Guatemala drug slayings put pressure on government
GUATEMALA CITY (Reuters) - Guatemalan President Oscar Berger is struggling to contain fallout from the murders of politicians and policemen in an election-year scandal that has revealed drug gang links to high-level security forces.
In the space of a few days, the nation has been gripped by a saga involving the slaying of three foreign lawmakers, the arrest of a senior detective for the killings and the discovery of prisoners with their throats cut.
The opposition and rights activists hold up the scandal as clear evidence that top officials have allowed shadowy armed groups free rein to kill and smuggle drugs, weapons and people.
Berger, who took office in 2004 promising to clean up corruption in politics, admits his government is reeling.
"I have to confess, the events of recent days have overwhelmed the advances achieved in these years of government," he said this week.
Interior Minister Carlos Vielmann has been under increasing pressure to resign since suspected drug hitmen killed four policemen at a high-security prison last Sunday. They were shot and had their throats cut.
The policemen, including the head of the squad that targets organized crime, had been arrested for the drug-related murders a few days earlier of three Salvadoran members of the Central American parliament whose charred bodies were left on an isolated road.

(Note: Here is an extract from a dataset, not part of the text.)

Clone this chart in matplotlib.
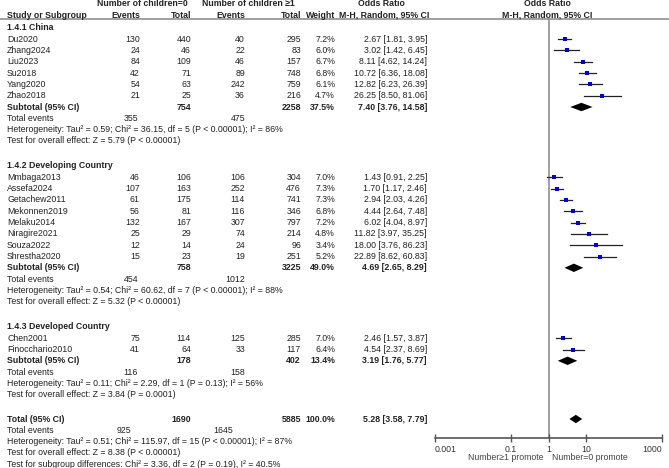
import matplotlib
matplotlib.use("Agg")
import matplotlib.pyplot as plt
import numpy as np

plt.rcParams['font.family'] = ['Liberation Sans', 'DejaVu Sans']

# ---- data ----
group_titles = ['1.4.1 China', '1.4.2 Developing Country', '1.4.3 Developed Country']

china_names = ['Du2020', 'Zhang2024', 'Liu2023', 'Su2018', 'Yang2020', 'Zhao2018']
china_ev0 = [130, 24, 84, 42, 54, 21]
china_tot0 = [440, 46, 109, 71, 63, 25]
china_ev1 = [40, 22, 46, 89, 242, 36]
china_tot1 = [295, 83, 157, 748, 759, 216]
china_w = [7.2, 6.0, 6.7, 6.8, 6.1, 4.7]
china_or = [2.67, 3.02, 8.11, 10.72, 12.82, 26.25]
china_lo = [1.81, 1.42, 4.62, 6.36, 6.23, 8.50]
china_hi = [3.95, 6.45, 14.24, 18.08, 26.39, 81.06]

dev_names = ['Mmbaga2013', 'Assefa2024', 'Getachew2011', 'Mekonnen2019', 'Melaku2014',
             'Niragire2021', 'Souza2022', 'Shrestha2020']
dev_ev0 = [46, 107, 61, 56, 132, 25, 12, 15]
dev_tot0 = [106, 163, 175, 81, 167, 29, 14, 23]
dev_ev1 = [106, 252, 114, 116, 307, 74, 24, 19]
dev_tot1 = [304, 476, 741, 346, 797, 214, 96, 251]
dev_w = [7.0, 7.3, 7.3, 6.8, 7.2, 4.8, 3.4, 5.2]
dev_or = [1.43, 1.70, 2.94, 4.44, 6.02, 11.82, 18.00, 22.89]
dev_lo = [0.91, 1.17, 2.03, 2.64, 4.04, 3.97, 3.76, 8.62]
dev_hi = [2.25, 2.46, 4.26, 7.48, 8.97, 35.25, 86.23, 60.83]

devd_names = ['Chen2001', 'Finocchario2010']
devd_ev0 = [75, 41]
devd_tot0 = [114, 64]
devd_ev1 = [125, 33]
devd_tot1 = [285, 117]
devd_w = [7.0, 6.4]
devd_or = [2.46, 4.54]
devd_lo = [1.57, 2.37]
devd_hi = [3.87, 8.69]

# subtotals per group: China, Developing, Developed
sub_tot0 = [754, 758, 178]
sub_tot1 = [2258, 3225, 402]
sub_w = [37.5, 49.0, 13.4]
sub_or = [7.40, 4.69, 3.19]
sub_lo = [3.76, 2.65, 1.76]
sub_hi = [14.58, 8.29, 5.77]
sub_ev0 = [355, 454, 116]
sub_ev1 = [475, 1012, 158]
sub_het = ['Heterogeneity: Tau² = 0.59; Chi² = 36.15, df = 5 (P < 0.00001); I² = 86%',
           'Heterogeneity: Tau² = 0.54; Chi² = 60.62, df = 7 (P < 0.00001); I² = 88%',
           'Heterogeneity: Tau² = 0.11; Chi² = 2.29, df = 1 (P = 0.13); I² = 56%']
sub_test = ['Test for overall effect: Z = 5.79 (P < 0.00001)',
            'Test for overall effect: Z = 5.32 (P < 0.00001)',
            'Test for overall effect: Z = 3.84 (P = 0.0001)']

total_tot0, total_tot1, total_w = 1690, 5885, 100.0
total_or, total_lo, total_hi = 5.28, 3.58, 7.79
total_ev0, total_ev1 = 925, 1645
total_notes = ['Heterogeneity: Tau² = 0.51; Chi² = 115.97, df = 15 (P < 0.00001); I² = 87%',
               'Test for overall effect: Z = 8.38 (P < 0.00001)',
               'Test for subgroup differences: Chi² = 3.36, df = 2 (P = 0.19), I² = 40.5%']

axis_ticks = [0.001, 0.1, 1, 10, 1000]
axis_ticklabels = ['0.001', '0.1', '1', '10', '1000']

groups = [
    (china_names, china_ev0, china_tot0, china_ev1, china_tot1, china_w, china_or, china_lo, china_hi),
    (dev_names, dev_ev0, dev_tot0, dev_ev1, dev_tot1, dev_w, dev_or, dev_lo, dev_hi),
    (devd_names, devd_ev0, devd_tot0, devd_ev1, devd_tot1, devd_w, devd_or, devd_lo, devd_hi),
]

# ---- layout (pixel coordinates) ----
W, H = 669, 468
fig = plt.figure(figsize=(W / 100, H / 100), dpi=100)
ax = fig.add_axes([0, 0, 1, 1])
ax.set_xlim(0, W)
ax.set_ylim(H, 0)
ax.axis('off')

PX0, PX1, AXY, TOPY = 435, 662, 438, 18
fa = fig.add_axes([PX0 / W, 1 - AXY / H, (PX1 - PX0) / W, (AXY - TOPY) / H])
fa.set_xscale('log')
fa.set_xlim(0.001, 1000)
fa.set_ylim(AXY, TOPY)
fa.patch.set_alpha(0)
for s in ['top', 'left', 'right']:
    fa.spines[s].set_visible(False)
fa.spines['bottom'].set_color('#555555')
fa.spines['bottom'].set_linewidth(1.2)
fa.set_yticks([])
fa.set_xticks(axis_ticks)
fa.set_xticklabels(axis_ticklabels)
fa.minorticks_off()
fa.tick_params(axis='x', direction='inout', length=6, width=1, color='#555555',
               labelsize=6.3, labelcolor='#333333', pad=2)
lbls = fa.get_xticklabels()
lbls[0].set_ha('left')
lbls[-1].set_ha('right')
fa.axvline(1, color='#999999', lw=1.3, zorder=0)

FS = 6.3
TC = '#222222'
X_NAME, X_E0, X_T0, X_E1, X_T1, X_W, X_OR = 7, 140, 191, 245, 301, 335, 427


def txt(x, y, s, ha='left', bold=False, size=FS, color=TC):
    ax.text(x, y, s, ha=ha, va='center', fontsize=size, color=color,
            fontweight='bold' if bold else 'normal')


def diamond(y, o, lo, hi, h=4.2):
    fa.fill([lo, o, hi, o], [y, y - h, y, y + h], color='black', lw=0)


# header
txt(142, 4, 'Number of children=0', ha='center', bold=True)
txt(248, 4, 'Number of children ≥1', ha='center', bold=True)
txt(381, 4, 'Odds Ratio', ha='center', bold=True)
txt(547, 4, 'Odds Ratio', ha='center', bold=True)
txt(X_NAME, 15, 'Study or Subgroup', bold=True)
for x, s in [(X_E0, 'Events'), (X_T0, 'Total'), (X_E1, 'Events'), (X_T1, 'Total'), (X_W, 'Weight')]:
    txt(x, 15, s, ha='right', bold=True)
txt(384, 15, 'M-H, Random, 95% CI', ha='center', bold=True)
txt(547, 15, 'M-H, Random, 95% CI', ha='center', bold=True)
ax.plot([0, W], [19, 19], color='#999999', lw=1.3)

UNIT = 11.3
y = 27.0
for gi, (names, e0, t0, e1, t1, w, o, lo, hi) in enumerate(groups):
    txt(X_NAME, y, group_titles[gi], bold=True)
    y += 12.2
    for i in range(len(names)):
        txt(X_NAME, y, names[i])
        txt(X_E0, y, str(e0[i]), ha='right')
        txt(X_T0, y, str(t0[i]), ha='right')
        txt(X_E1, y, str(e1[i]), ha='right')
        txt(X_T1, y, str(t1[i]), ha='right')
        txt(X_W, y, f'{w[i]:.1f}%', ha='right')
        txt(X_OR, y, f'{o[i]:.2f} [{lo[i]:.2f}, {hi[i]:.2f}]', ha='right')
        fa.plot([lo[i], hi[i]], [y, y], color='#222222', lw=0.9)
        fa.plot(o[i], y, marker='s', color='#0000dd', ms=2.1 + w[i] * 0.06, mew=0)
        y += UNIT
    txt(X_NAME, y, 'Subtotal (95% CI)', bold=True)
    txt(X_T0, y, str(sub_tot0[gi]), ha='right', bold=True)
    txt(X_T1, y, str(sub_tot1[gi]), ha='right', bold=True)
    txt(X_W, y, f'{sub_w[gi]:.1f}%', ha='right', bold=True)
    txt(X_OR, y, f'{sub_or[gi]:.2f} [{sub_lo[gi]:.2f}, {sub_hi[gi]:.2f}]', ha='right', bold=True)
    diamond(y, sub_or[gi], sub_lo[gi], sub_hi[gi])
    y += UNIT
    txt(X_NAME, y, 'Total events')
    txt(X_E0 - 2, y, str(sub_ev0[gi]), ha='right')
    txt(X_E1, y, str(sub_ev1[gi]), ha='right')
    y += UNIT
    txt(X_NAME, y, sub_het[gi])
    y += UNIT
    txt(X_NAME, y, sub_test[gi])
    y += 24.3

txt(X_NAME, y, 'Total (95% CI)', bold=True)
txt(X_T0, y, str(total_tot0), ha='right', bold=True)
txt(X_T1, y, str(total_tot1), ha='right', bold=True)
txt(X_W, y, f'{total_w:.1f}%', ha='right', bold=True)
txt(X_OR, y, f'{total_or:.2f} [{total_lo:.2f}, {total_hi:.2f}]', ha='right', bold=True)
diamond(y, total_or, total_lo, total_hi)
y += UNIT
txt(X_NAME, y, 'Total events')
txt(131, y, str(total_ev0), ha='right')
txt(233, y, str(total_ev1), ha='right')
for note in total_notes:
    y += UNIT
    txt(X_NAME, y, note)

txt(543, 457, 'Number≥1 promote', ha='right', color='#444444')
txt(552, 457, 'Number=0 promote', ha='left', color='#444444')

fig.savefig('out.png', dpi=100)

In a twist to the tale, one of the slain lawmakers was the son of Roberto D'Aubuisson, an infamous 1980s death squad leader during El Salvador's civil war.
"THIS IS ANARCHY"
A candidate for this year's presidential election says groups with links to organized crime operate within the police force and the ministry and were behind the recent killings.
"We can't allow Guatemala to go on in this situation -- this is anarchy," said candidate Otto Perez Molina, a former military intelligence chief running second in opinion polls to center-leftist Alvaro Colom.
The president backs Vielmann but says the minister may have to take a lie detector test.
The scandal is the latest blow to the image of Guatemala, a U.S. partner in a regional trade pact that is still recovering from a 36-year civil war that ended in 1996.
Most cocaine destined for the United States from South America is smuggled through Guatemala, also plagued by youth gangs and police corruption.
Neighboring El Salvador, itself a country with high rates of crime and violence, is demanding Berger take action over the killing of the lawmakers.
"There are authorities in Guatemala who must face justice, we have requested this with total respect to President Berger," El Salvador President Antonio Saca said.